剪枝與蒸餾專家混合模型以轉化為稠密語言模型

摘要

混合專家模型（MoE）已成為前沿語言模型的主流架構，但其運作時須將所有專家參數載入記憶體，這使得它在記憶體受限的部署場景中較不理想。現有的壓縮方法雖能減少專家數量，但輸出仍是具有相同基本限制的MoE模型。我們提出首個系統性框架，可將已訓練的MoE模型轉換為標準的全密集架構：先對專家進行評分、篩選與分組，再將它們拼接成密集前饋神經網路，並透過來自MoE教師模型的知識蒸餾進行精煉。我們在Qwen3-30B-A3B上針對多種選取專家數量，評估了7種評分方法、5種分組方法及2種幅度縮放方法，共產生350種配置。研究發現評分方法的選擇影響最大，我們新穎的「多樣性感知評分」在Qwen3-30B-A3B、DeepSeek-V2-Lite與GPT-OSS-20B上始終優於先前的方法。在參數數量匹配的受控比較下，MoE轉密集模型經過約4B token的蒸餾後，其平均下游任務準確率比密集轉密集剪枝高出6.3個百分點，且訓練時鐘速度加快了1.6倍。

English

Mixture-of-Experts (MoE) is now the dominant architecture for frontier language models, yet it requires all expert parameters to be loaded in memory, making it less preferable for memory-constrained deployment.

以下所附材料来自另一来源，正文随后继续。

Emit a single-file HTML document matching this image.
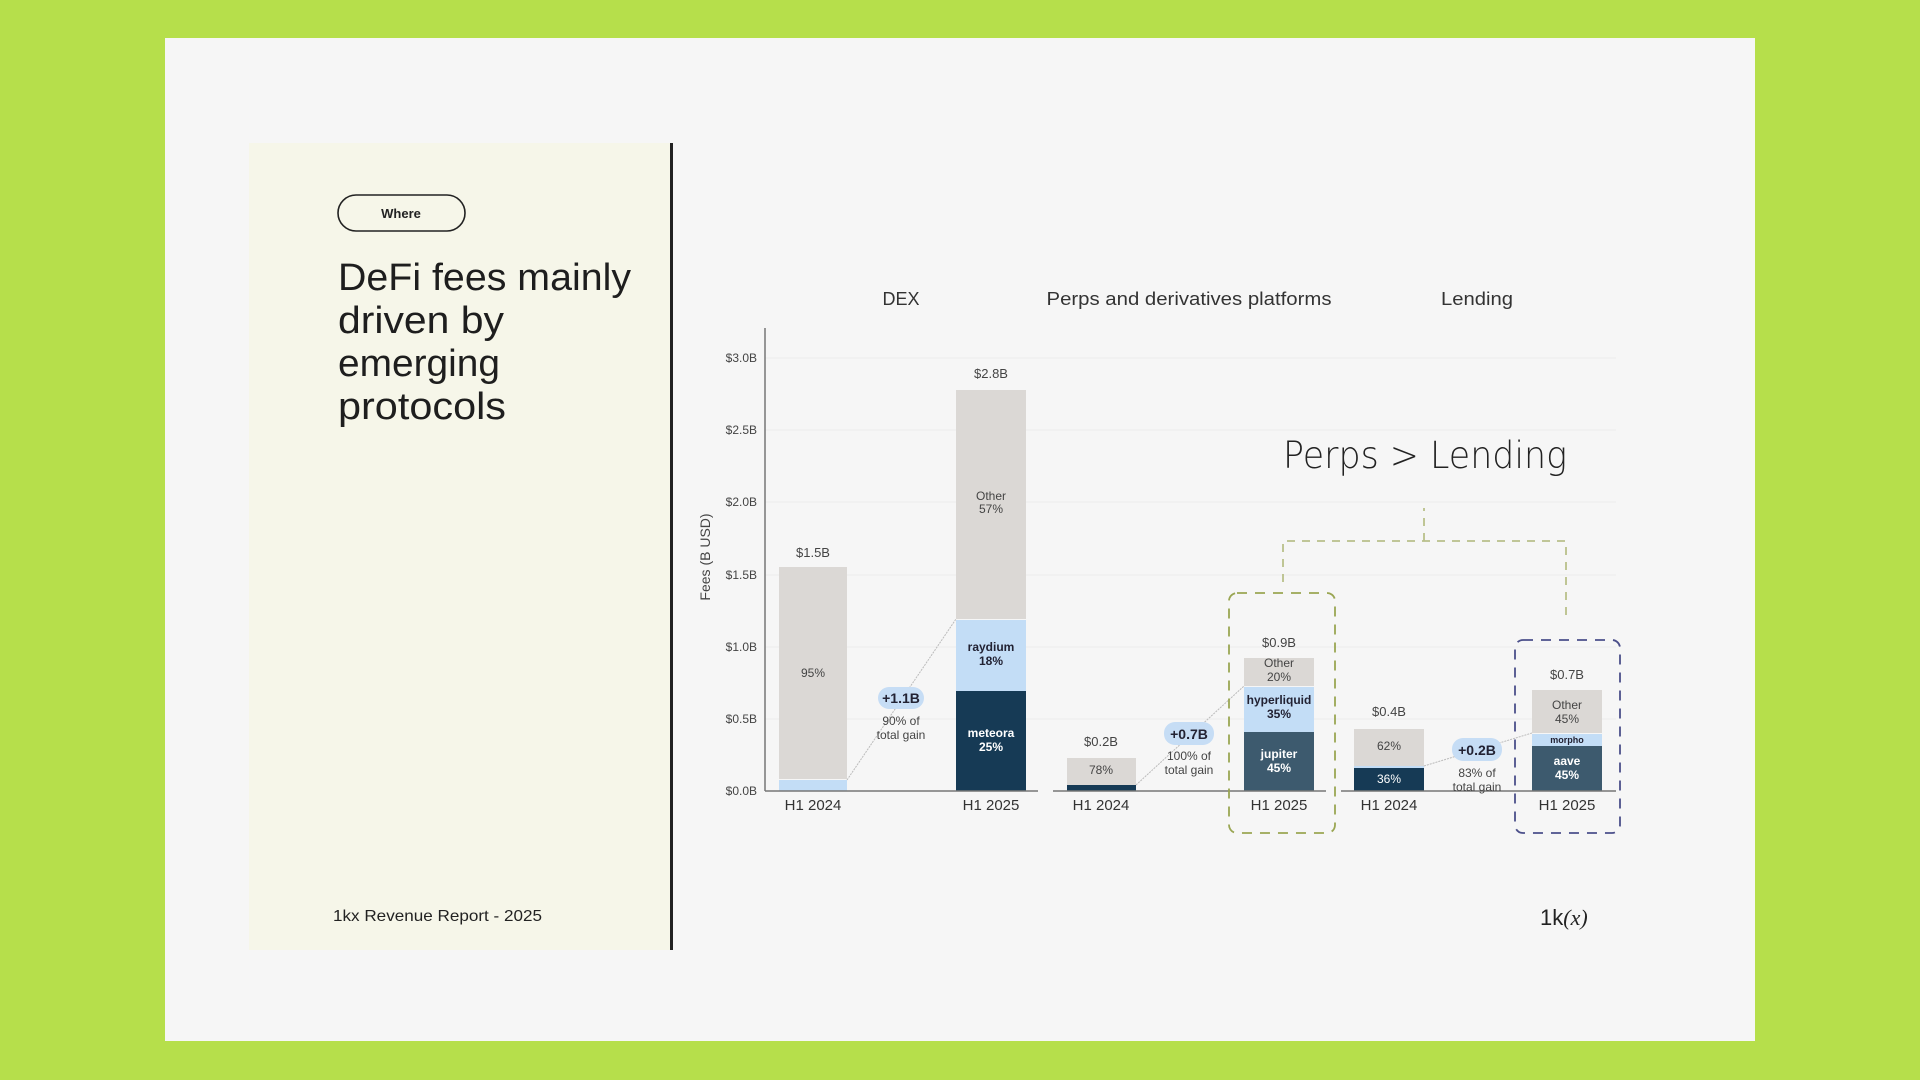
<!DOCTYPE html>
<html><head><meta charset="utf-8"><style>
html,body{margin:0;padding:0;width:1920px;height:1080px;overflow:hidden;background:#b6df4b;font-family:"Liberation Sans",sans-serif}
svg{position:absolute;left:0;top:0}
</style></head><body>
<svg width="1920" height="1080" viewBox="0 0 1920 1080" font-family="Liberation Sans, sans-serif">
<rect x="165" y="38" width="1590" height="1003" fill="#f6f6f6"/>
<rect x="249" y="143" width="422" height="807" fill="#f6f6e9"/>
<rect x="670" y="143" width="3" height="807" fill="#222"/>
<rect x="338" y="195" width="127" height="36" rx="18" fill="none" stroke="#222" stroke-width="1.6"/>
<text x="401" y="218" font-size="13" font-weight="bold" text-anchor="middle" fill="#222">Where</text>
<g font-size="38" fill="#1e1e1e">
<text x="338" y="290" textLength="293" lengthAdjust="spacingAndGlyphs">DeFi fees mainly</text>
<text x="338" y="333" textLength="166" lengthAdjust="spacingAndGlyphs">driven by</text>
<text x="338" y="376" textLength="162" lengthAdjust="spacingAndGlyphs">emerging</text>
<text x="338" y="419" textLength="168" lengthAdjust="spacingAndGlyphs">protocols</text>
</g>
<text x="333" y="921" font-size="16" fill="#222" textLength="209" lengthAdjust="spacingAndGlyphs">1kx Revenue Report  - 2025</text>
<text x="1540" y="925" font-size="22" fill="#222">1k<tspan font-style="italic" font-family="Liberation Serif, serif">(x)</tspan></text>

<g font-size="18" fill="#333" text-anchor="middle">
<text x="901" y="305">DEX</text>
<text x="1189" y="305" textLength="285" lengthAdjust="spacingAndGlyphs">Perps and derivatives platforms</text>
<text x="1477" y="305" textLength="72" lengthAdjust="spacingAndGlyphs">Lending</text>
</g>
<g stroke="#ececec" stroke-width="1">
<line x1="765" y1="358" x2="1616" y2="358"/><line x1="765" y1="430" x2="1616" y2="430"/>
<line x1="765" y1="502" x2="1616" y2="502"/><line x1="765" y1="575" x2="1616" y2="575"/>
<line x1="765" y1="647" x2="1616" y2="647"/><line x1="765" y1="719" x2="1616" y2="719"/>
</g>
<line x1="765" y1="328" x2="765" y2="791" stroke="#777" stroke-width="1.5"/>
<g font-size="12" fill="#444" text-anchor="end">
<text x="757" y="362">$3.0B</text><text x="757" y="434">$2.5B</text><text x="757" y="506">$2.0B</text>
<text x="757" y="579">$1.5B</text><text x="757" y="651">$1.0B</text><text x="757" y="723">$0.5B</text><text x="757" y="795">$0.0B</text>
</g>
<text transform="translate(710,557) rotate(-90)" font-size="14" fill="#444" text-anchor="middle">Fees (B USD)</text>
<rect x="779" y="567" width="68" height="212" fill="#dbd8d5"/>
<rect x="779" y="780" width="68" height="11" fill="#c3ddf6"/>
<rect x="956" y="390" width="70" height="229" fill="#dbd8d5"/>
<rect x="956" y="620" width="70" height="71" fill="#c3ddf6"/>
<rect x="956" y="691" width="70" height="100" fill="#163a55"/>
<rect x="1067" y="758" width="69" height="27" fill="#dbd8d5"/>
<rect x="1067" y="785" width="69" height="6" fill="#163a55"/>
<rect x="1244" y="658" width="70" height="28" fill="#dbd8d5"/>
<rect x="1244" y="687" width="70" height="45" fill="#c3ddf6"/>
<rect x="1244" y="732" width="70" height="59" fill="#3d5a6e"/>
<rect x="1354" y="729" width="70" height="37" fill="#dbd8d5"/>
<rect x="1354" y="766" width="70" height="2" fill="#c3ddf6"/>
<rect x="1354" y="768" width="70" height="23" fill="#163a55"/>
<rect x="1532" y="690" width="70" height="43" fill="#dbd8d5"/>
<rect x="1532" y="734" width="70" height="12" fill="#c3ddf6"/>
<rect x="1532" y="746" width="70" height="45" fill="#3d5a6e"/>
<g stroke="#777" stroke-width="1.5">
<line x1="765" y1="791" x2="1038" y2="791"/><line x1="1053" y1="791" x2="1326" y2="791"/><line x1="1341" y1="791" x2="1616" y2="791"/>
</g>
<g font-size="15" fill="#333" text-anchor="middle">
<text x="813" y="810">H1 2024</text><text x="991" y="810">H1 2025</text>
<text x="1101" y="810">H1 2024</text><text x="1279" y="810">H1 2025</text>
<text x="1389" y="810">H1 2024</text><text x="1567" y="810">H1 2025</text>
</g>
<g font-size="13" fill="#444" text-anchor="middle">
<text x="813" y="557">$1.5B</text><text x="991" y="378">$2.8B</text><text x="1101" y="746">$0.2B</text>
<text x="1279" y="647">$0.9B</text><text x="1389" y="716">$0.4B</text><text x="1567" y="679">$0.7B</text>
</g>
<g font-size="12" text-anchor="middle" fill="#444">
<text x="813" y="677">95%</text>
<text x="991" y="500">Other</text><text x="991" y="513">57%</text>
<text x="1101" y="774">78%</text>
<text x="1279" y="667">Other</text><text x="1279" y="681">20%</text>
<text x="1389" y="750">62%</text>
<text x="1567" y="709">Other</text><text x="1567" y="723">45%</text>
</g>
<g font-size="12" font-weight="bold" text-anchor="middle" fill="#223">
<text x="991" y="651">raydium</text><text x="991" y="665">18%</text>
<text x="1279" y="704">hyperliquid</text><text x="1279" y="718">35%</text>
<text x="1567" y="743" font-size="9">morpho</text>
</g>
<g font-size="12" font-weight="bold" text-anchor="middle" fill="#fff">
<text x="991" y="737">meteora</text><text x="991" y="751">25%</text>
<text x="1279" y="758">jupiter</text><text x="1279" y="772">45%</text>
<text x="1389" y="783" font-weight="normal">36%</text>
<text x="1567" y="765">aave</text><text x="1567" y="779">45%</text>
</g>
<g stroke="#bbb" stroke-width="1" stroke-dasharray="2,1">
<line x1="847" y1="780" x2="956" y2="619"/>
<line x1="1136" y1="785" x2="1244" y2="686"/>
<line x1="1424" y1="766" x2="1532" y2="733"/>
</g>
<g text-anchor="middle">
<rect x="878" y="687" width="46" height="22" rx="11" fill="#c6ddf5"/>
<text x="901" y="703" font-size="14" font-weight="bold" fill="#223">+1.1B</text>
<text x="901" y="725" font-size="12" fill="#444">90% of</text><text x="901" y="739" font-size="12" fill="#444">total gain</text>
<rect x="1164" y="722" width="50" height="23" rx="11" fill="#c6ddf5"/>
<text x="1189" y="739" font-size="14" font-weight="bold" fill="#223">+0.7B</text>
<text x="1189" y="760" font-size="12" fill="#444">100% of</text><text x="1189" y="774" font-size="12" fill="#444">total gain</text>
<rect x="1452" y="738" width="50" height="23" rx="11" fill="#c6ddf5"/>
<text x="1477" y="755" font-size="14" font-weight="bold" fill="#223">+0.2B</text>
<text x="1477" y="777" font-size="12" fill="#444">83% of</text><text x="1477" y="791" font-size="12" fill="#444">total gain</text>
</g>
<text x="1283" y="468" font-size="37" fill="#222" font-family="DejaVu Sans, sans-serif" font-weight="200" textLength="284" lengthAdjust="spacingAndGlyphs">Perps &gt; Lending</text>
<rect x="1229" y="593" width="106" height="240" rx="8" fill="none" stroke="#9aa653" stroke-width="1.8" stroke-dasharray="10,8"/>
<rect x="1515" y="640" width="105" height="193" rx="8" fill="none" stroke="#4b4f8a" stroke-width="1.8" stroke-dasharray="10,8"/>
<path d="M1283 582 V541 H1566 V620 M1424 541 V508" fill="none" stroke="#b9c08a" stroke-width="1.8" stroke-dasharray="8,7"/>
</svg>
</body></html>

Existing compression methods reduce the number of experts but the output remains an MoE model with the same fundamental limitation. We present the first systematic framework for converting a trained MoE into a standard fully dense architecture: experts are scored, selected, and grouped, then concatenated into a dense FFN and refined by knowledge distillation from the MoE teacher. We evaluate 7 scoring, 5 grouping, and 2 magnitude scaling methods across a range of selected expert counts on Qwen3-30B-A3B, yielding 350 configurations. We find that the choice of scoring method is the most impactful, with our novel diversity-aware scoring consistently outperforming prior methods on Qwen3-30B-A3B, DeepSeek-V2-Lite, and GPT-OSS-20B. Under a controlled comparison at matched parameter count, MoE-to-dense outperforms dense-to-dense pruning by +6.3 pp in average downstream accuracy after ~4B-token distillation at 1.6x faster training wall-clock speed.